DATASET SECTION:

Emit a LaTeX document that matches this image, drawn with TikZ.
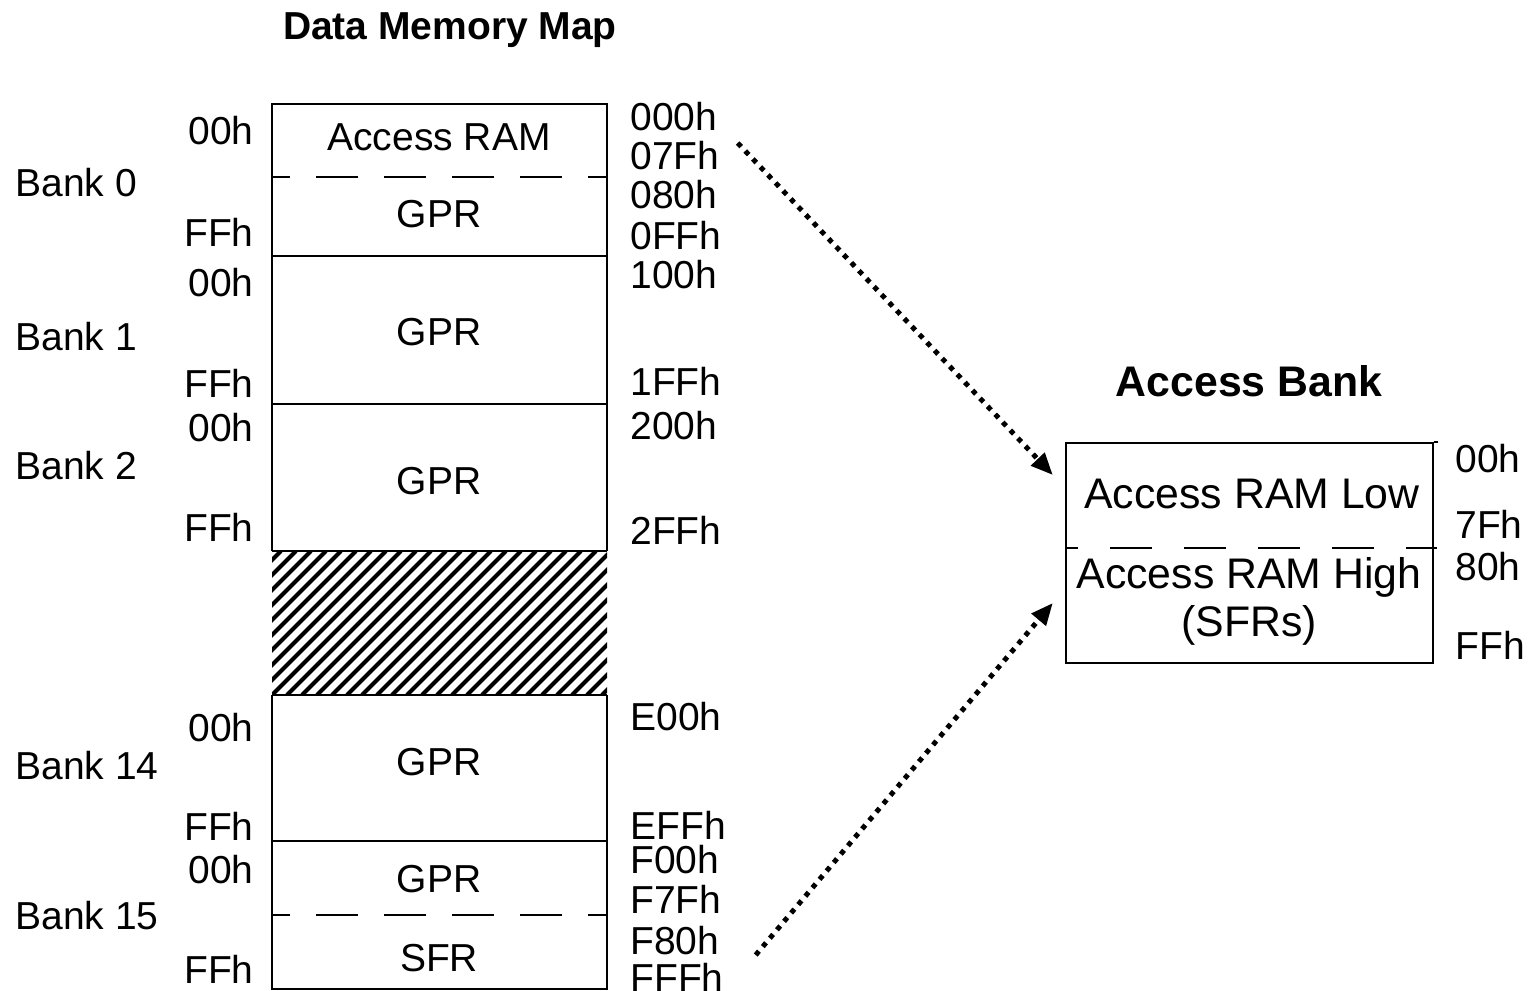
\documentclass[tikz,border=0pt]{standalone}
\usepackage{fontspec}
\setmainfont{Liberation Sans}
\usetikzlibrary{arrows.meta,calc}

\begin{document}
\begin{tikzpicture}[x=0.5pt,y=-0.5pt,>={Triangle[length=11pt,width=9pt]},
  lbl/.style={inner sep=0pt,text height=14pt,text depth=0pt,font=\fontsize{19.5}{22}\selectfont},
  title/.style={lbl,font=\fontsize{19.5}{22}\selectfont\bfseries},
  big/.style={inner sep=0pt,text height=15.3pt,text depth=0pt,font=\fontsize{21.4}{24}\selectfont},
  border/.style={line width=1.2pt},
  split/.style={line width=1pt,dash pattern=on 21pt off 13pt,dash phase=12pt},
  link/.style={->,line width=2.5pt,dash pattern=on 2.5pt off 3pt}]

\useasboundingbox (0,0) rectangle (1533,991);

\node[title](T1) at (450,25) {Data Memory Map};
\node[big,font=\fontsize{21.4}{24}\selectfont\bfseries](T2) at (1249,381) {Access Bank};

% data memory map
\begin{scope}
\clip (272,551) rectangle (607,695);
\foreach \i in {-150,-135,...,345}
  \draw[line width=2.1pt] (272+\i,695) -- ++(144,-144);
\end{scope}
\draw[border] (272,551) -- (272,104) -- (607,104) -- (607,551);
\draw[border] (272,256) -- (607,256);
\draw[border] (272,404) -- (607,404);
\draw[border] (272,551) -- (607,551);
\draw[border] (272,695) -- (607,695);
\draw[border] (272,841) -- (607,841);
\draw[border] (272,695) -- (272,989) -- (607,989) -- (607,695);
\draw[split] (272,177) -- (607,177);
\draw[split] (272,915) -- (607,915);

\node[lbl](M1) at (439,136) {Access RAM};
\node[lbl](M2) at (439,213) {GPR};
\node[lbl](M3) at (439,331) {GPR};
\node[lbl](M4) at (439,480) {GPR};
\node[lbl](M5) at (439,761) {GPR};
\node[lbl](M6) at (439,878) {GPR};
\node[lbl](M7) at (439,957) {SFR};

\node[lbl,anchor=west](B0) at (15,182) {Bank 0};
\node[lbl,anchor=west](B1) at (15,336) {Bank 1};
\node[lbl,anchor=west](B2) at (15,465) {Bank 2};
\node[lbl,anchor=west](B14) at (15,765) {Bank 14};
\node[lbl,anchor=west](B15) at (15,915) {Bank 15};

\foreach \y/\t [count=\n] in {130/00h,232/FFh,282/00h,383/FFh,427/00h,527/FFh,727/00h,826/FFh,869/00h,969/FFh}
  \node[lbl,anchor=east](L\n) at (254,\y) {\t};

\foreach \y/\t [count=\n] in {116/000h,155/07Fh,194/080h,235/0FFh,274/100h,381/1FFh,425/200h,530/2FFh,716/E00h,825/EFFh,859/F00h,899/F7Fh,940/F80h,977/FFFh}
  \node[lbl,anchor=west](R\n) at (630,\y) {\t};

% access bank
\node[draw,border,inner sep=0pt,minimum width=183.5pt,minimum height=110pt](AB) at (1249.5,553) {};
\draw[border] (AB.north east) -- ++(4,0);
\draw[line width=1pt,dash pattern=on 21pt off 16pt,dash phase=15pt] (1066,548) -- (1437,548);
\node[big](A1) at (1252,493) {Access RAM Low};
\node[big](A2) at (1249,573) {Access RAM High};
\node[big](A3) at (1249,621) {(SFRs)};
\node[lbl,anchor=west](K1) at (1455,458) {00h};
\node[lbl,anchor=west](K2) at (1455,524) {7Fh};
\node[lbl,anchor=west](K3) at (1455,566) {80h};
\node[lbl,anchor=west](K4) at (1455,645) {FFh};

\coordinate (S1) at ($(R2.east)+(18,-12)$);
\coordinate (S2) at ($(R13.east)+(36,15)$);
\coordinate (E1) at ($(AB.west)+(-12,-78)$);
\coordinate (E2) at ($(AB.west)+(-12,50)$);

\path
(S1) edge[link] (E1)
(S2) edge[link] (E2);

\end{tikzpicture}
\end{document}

PROBLEM TO SOLVE: Copy the listing exactly. Any image in it stays out of the copy.

EXERCISE ANSWER:
Emit a LaTeX document that matches this image, drawn with TikZ.
\documentclass[tikz,border=0pt]{standalone}
\usepackage{fontspec}
\setmainfont{Liberation Sans}
\usetikzlibrary{arrows.meta,calc}

\begin{document}
\begin{tikzpicture}[x=0.5pt,y=-0.5pt,>={Triangle[length=11pt,width=9pt]},
  lbl/.style={inner sep=0pt,text height=14pt,text depth=0pt,font=\fontsize{19.5}{22}\selectfont},
  title/.style={lbl,font=\fontsize{19.5}{22}\selectfont\bfseries},
  big/.style={inner sep=0pt,text height=15.3pt,text depth=0pt,font=\fontsize{21.4}{24}\selectfont},
  border/.style={line width=1.2pt},
  split/.style={line width=1pt,dash pattern=on 21pt off 13pt,dash phase=12pt},
  link/.style={->,line width=2.5pt,dash pattern=on 2.5pt off 3pt}]

\useasboundingbox (0,0) rectangle (1533,991);

\node[title](T1) at (450,25) {Data Memory Map};
\node[big,font=\fontsize{21.4}{24}\selectfont\bfseries](T2) at (1249,381) {Access Bank};

% data memory map
\begin{scope}
\clip (272,551) rectangle (607,695);
\foreach \i in {-150,-135,...,345}
  \draw[line width=2.1pt] (272+\i,695) -- ++(144,-144);
\end{scope}
\draw[border] (272,551) -- (272,104) -- (607,104) -- (607,551);
\draw[border] (272,256) -- (607,256);
\draw[border] (272,404) -- (607,404);
\draw[border] (272,551) -- (607,551);
\draw[border] (272,695) -- (607,695);
\draw[border] (272,841) -- (607,841);
\draw[border] (272,695) -- (272,989) -- (607,989) -- (607,695);
\draw[split] (272,177) -- (607,177);
\draw[split] (272,915) -- (607,915);

\node[lbl](M1) at (439,136) {Access RAM};
\node[lbl](M2) at (439,213) {GPR};
\node[lbl](M3) at (439,331) {GPR};
\node[lbl](M4) at (439,480) {GPR};
\node[lbl](M5) at (439,761) {GPR};
\node[lbl](M6) at (439,878) {GPR};
\node[lbl](M7) at (439,957) {SFR};

\node[lbl,anchor=west](B0) at (15,182) {Bank 0};
\node[lbl,anchor=west](B1) at (15,336) {Bank 1};
\node[lbl,anchor=west](B2) at (15,465) {Bank 2};
\node[lbl,anchor=west](B14) at (15,765) {Bank 14};
\node[lbl,anchor=west](B15) at (15,915) {Bank 15};

\foreach \y/\t [count=\n] in {130/00h,232/FFh,282/00h,383/FFh,427/00h,527/FFh,727/00h,826/FFh,869/00h,969/FFh}
  \node[lbl,anchor=east](L\n) at (254,\y) {\t};

\foreach \y/\t [count=\n] in {116/000h,155/07Fh,194/080h,235/0FFh,274/100h,381/1FFh,425/200h,530/2FFh,716/E00h,825/EFFh,859/F00h,899/F7Fh,940/F80h,977/FFFh}
  \node[lbl,anchor=west](R\n) at (630,\y) {\t};

% access bank
\node[draw,border,inner sep=0pt,minimum width=183.5pt,minimum height=110pt](AB) at (1249.5,553) {};
\draw[border] (AB.north east) -- ++(4,0);
\draw[line width=1pt,dash pattern=on 21pt off 16pt,dash phase=15pt] (1066,548) -- (1437,548);
\node[big](A1) at (1252,493) {Access RAM Low};
\node[big](A2) at (1249,573) {Access RAM High};
\node[big](A3) at (1249,621) {(SFRs)};
\node[lbl,anchor=west](K1) at (1455,458) {00h};
\node[lbl,anchor=west](K2) at (1455,524) {7Fh};
\node[lbl,anchor=west](K3) at (1455,566) {80h};
\node[lbl,anchor=west](K4) at (1455,645) {FFh};

\coordinate (S1) at ($(R2.east)+(18,-12)$);
\coordinate (S2) at ($(R13.east)+(36,15)$);
\coordinate (E1) at ($(AB.west)+(-12,-78)$);
\coordinate (E2) at ($(AB.west)+(-12,50)$);

\path
(S1) edge[link] (E1)
(S2) edge[link] (E2);

\end{tikzpicture}
\end{document}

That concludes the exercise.